Your instructions
Write out every entry precisely as given, leaving the pictures out.

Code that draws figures
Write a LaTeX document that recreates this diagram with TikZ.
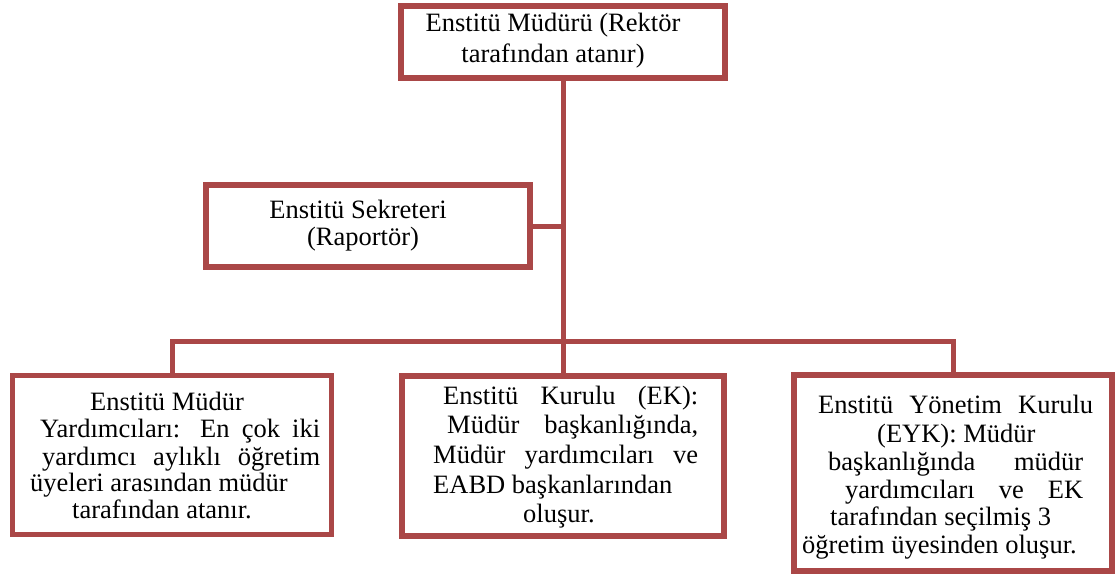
\documentclass[tikz,border=0pt]{standalone}
\usepackage{fontspec}
\setmainfont{Liberation Serif}
\definecolor{frame}{RGB}{170,71,71}
\begin{document}
\begin{tikzpicture}[x=1pt,y=-1pt,
  box/.style={draw=frame, line width=5.5pt, fill=white, inner sep=0pt, rectangle},
  link/.style={draw=frame, line width=5pt},
  txt/.style={anchor=base west, inner sep=0pt, font=\fontsize{26.5}{30}\selectfont},
  ctxt/.style={txt, anchor=base}]
\useasboundingbox (0,0) rectangle (1115,580);

% hub of the tree
\coordinate (hub) at (563,341);

% boxes
\node[box, minimum width=324pt, minimum height=72pt]  (dir) at (563,42)  {};
\node[box, minimum width=324pt, minimum height=82pt]  (sec) at (368,226) {};
\node[box, minimum width=319pt, minimum height=159pt] (lft) at (172,455) {};
\node[box, minimum width=322pt, minimum height=160pt] (mid) at (563,456) {};
\node[box, minimum width=318pt, minimum height=196pt] (rgt) at (953,473) {};

% connectors
\draw[link] (dir.south) -- (hub) -- (mid.north);
\draw[link] (sec.east) -- (sec.east -| hub);
\draw[link] (lft.north) |- (hub) -| (rgt.north);

% director
\node[ctxt] (t1) at (553,32) {Enstitü Müdürü (Rektör};
\node[ctxt] (t2) at (553,63) {tarafından atanır)};

% secretary
\node[ctxt] (s1) at (358,218) {Enstitü Sekreteri};
\node[ctxt] (s2) at (363,245) {(Raportör)};

% vice directors
\node[ctxt] (a1) at (167,410) {Enstitü Müdür};
\node[txt]  (a2) at (40,437)  {\makebox[280pt][s]{Yardımcıları: En çok iki}};
\node[txt]  (a3) at (42,465)  {\makebox[278pt][s]{yardımcı aylıklı öğretim}};
\node[txt]  (a4) at (30,491)  {üyeleri arasından müdür};
\node[txt]  (a5) at (72,518)  {tarafından atanır.};

% institute board
\node[txt] (b1) at (443,404) {\makebox[255pt][s]{Enstitü Kurulu (EK):}};
\node[txt] (b2) at (447,433) {\makebox[251pt][s]{Müdür başkanlığında,}};
\node[txt] (b3) at (433,463) {\makebox[265pt][s]{Müdür yardımcıları ve}};
\node[txt] (b4) at (433,493) {EABD başkanlarından};
\node[txt] (b5) at (523,522) {oluşur.};

% executive board
\node[txt] (c1) at (818,413) {\makebox[275pt][s]{Enstitü Yönetim Kurulu}};
\node[txt] (c2) at (877,442) {(EYK): Müdür};
\node[txt] (c3) at (828,470) {\makebox[255pt][s]{başkanlığında müdür}};
\node[txt] (c4) at (845,498) {\makebox[238pt][s]{yardımcıları ve EK}};
\node[txt] (c5) at (830,525) {tarafından seçilmiş 3};
\node[txt] (c6) at (802,553) {öğretim üyesinden oluşur.};
\end{tikzpicture}
\end{document}
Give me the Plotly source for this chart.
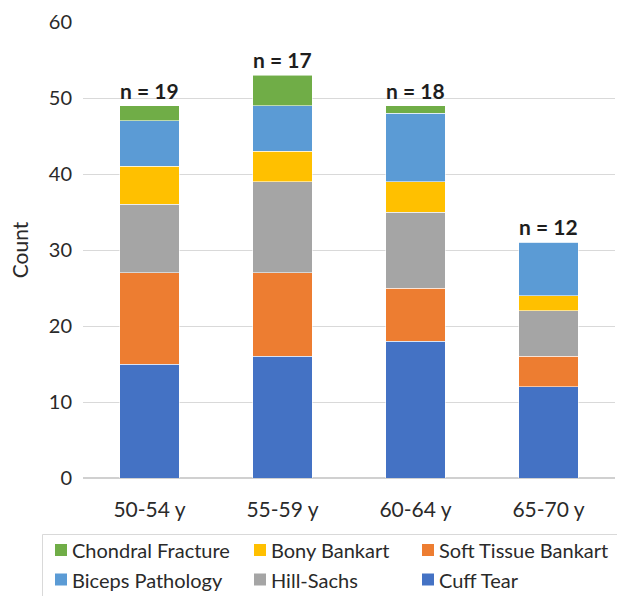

The completed task
Write a LaTeX document that recreates this diagram with TikZ.
\documentclass[tikz,border=0pt]{standalone}
\usepackage{fontspec}
\setmainfont{Liberation Serif}
\definecolor{frame}{RGB}{170,71,71}
\begin{document}
\begin{tikzpicture}[x=1pt,y=-1pt,
  box/.style={draw=frame, line width=5.5pt, fill=white, inner sep=0pt, rectangle},
  link/.style={draw=frame, line width=5pt},
  txt/.style={anchor=base west, inner sep=0pt, font=\fontsize{26.5}{30}\selectfont},
  ctxt/.style={txt, anchor=base}]
\useasboundingbox (0,0) rectangle (1115,580);

% hub of the tree
\coordinate (hub) at (563,341);

% boxes
\node[box, minimum width=324pt, minimum height=72pt]  (dir) at (563,42)  {};
\node[box, minimum width=324pt, minimum height=82pt]  (sec) at (368,226) {};
\node[box, minimum width=319pt, minimum height=159pt] (lft) at (172,455) {};
\node[box, minimum width=322pt, minimum height=160pt] (mid) at (563,456) {};
\node[box, minimum width=318pt, minimum height=196pt] (rgt) at (953,473) {};

% connectors
\draw[link] (dir.south) -- (hub) -- (mid.north);
\draw[link] (sec.east) -- (sec.east -| hub);
\draw[link] (lft.north) |- (hub) -| (rgt.north);

% director
\node[ctxt] (t1) at (553,32) {Enstitü Müdürü (Rektör};
\node[ctxt] (t2) at (553,63) {tarafından atanır)};

% secretary
\node[ctxt] (s1) at (358,218) {Enstitü Sekreteri};
\node[ctxt] (s2) at (363,245) {(Raportör)};

% vice directors
\node[ctxt] (a1) at (167,410) {Enstitü Müdür};
\node[txt]  (a2) at (40,437)  {\makebox[280pt][s]{Yardımcıları: En çok iki}};
\node[txt]  (a3) at (42,465)  {\makebox[278pt][s]{yardımcı aylıklı öğretim}};
\node[txt]  (a4) at (30,491)  {üyeleri arasından müdür};
\node[txt]  (a5) at (72,518)  {tarafından atanır.};

% institute board
\node[txt] (b1) at (443,404) {\makebox[255pt][s]{Enstitü Kurulu (EK):}};
\node[txt] (b2) at (447,433) {\makebox[251pt][s]{Müdür başkanlığında,}};
\node[txt] (b3) at (433,463) {\makebox[265pt][s]{Müdür yardımcıları ve}};
\node[txt] (b4) at (433,493) {EABD başkanlarından};
\node[txt] (b5) at (523,522) {oluşur.};

% executive board
\node[txt] (c1) at (818,413) {\makebox[275pt][s]{Enstitü Yönetim Kurulu}};
\node[txt] (c2) at (877,442) {(EYK): Müdür};
\node[txt] (c3) at (828,470) {\makebox[255pt][s]{başkanlığında müdür}};
\node[txt] (c4) at (845,498) {\makebox[238pt][s]{yardımcıları ve EK}};
\node[txt] (c5) at (830,525) {tarafından seçilmiş 3};
\node[txt] (c6) at (802,553) {öğretim üyesinden oluşur.};
\end{tikzpicture}
\end{document}
Give me the Plotly source for this chart.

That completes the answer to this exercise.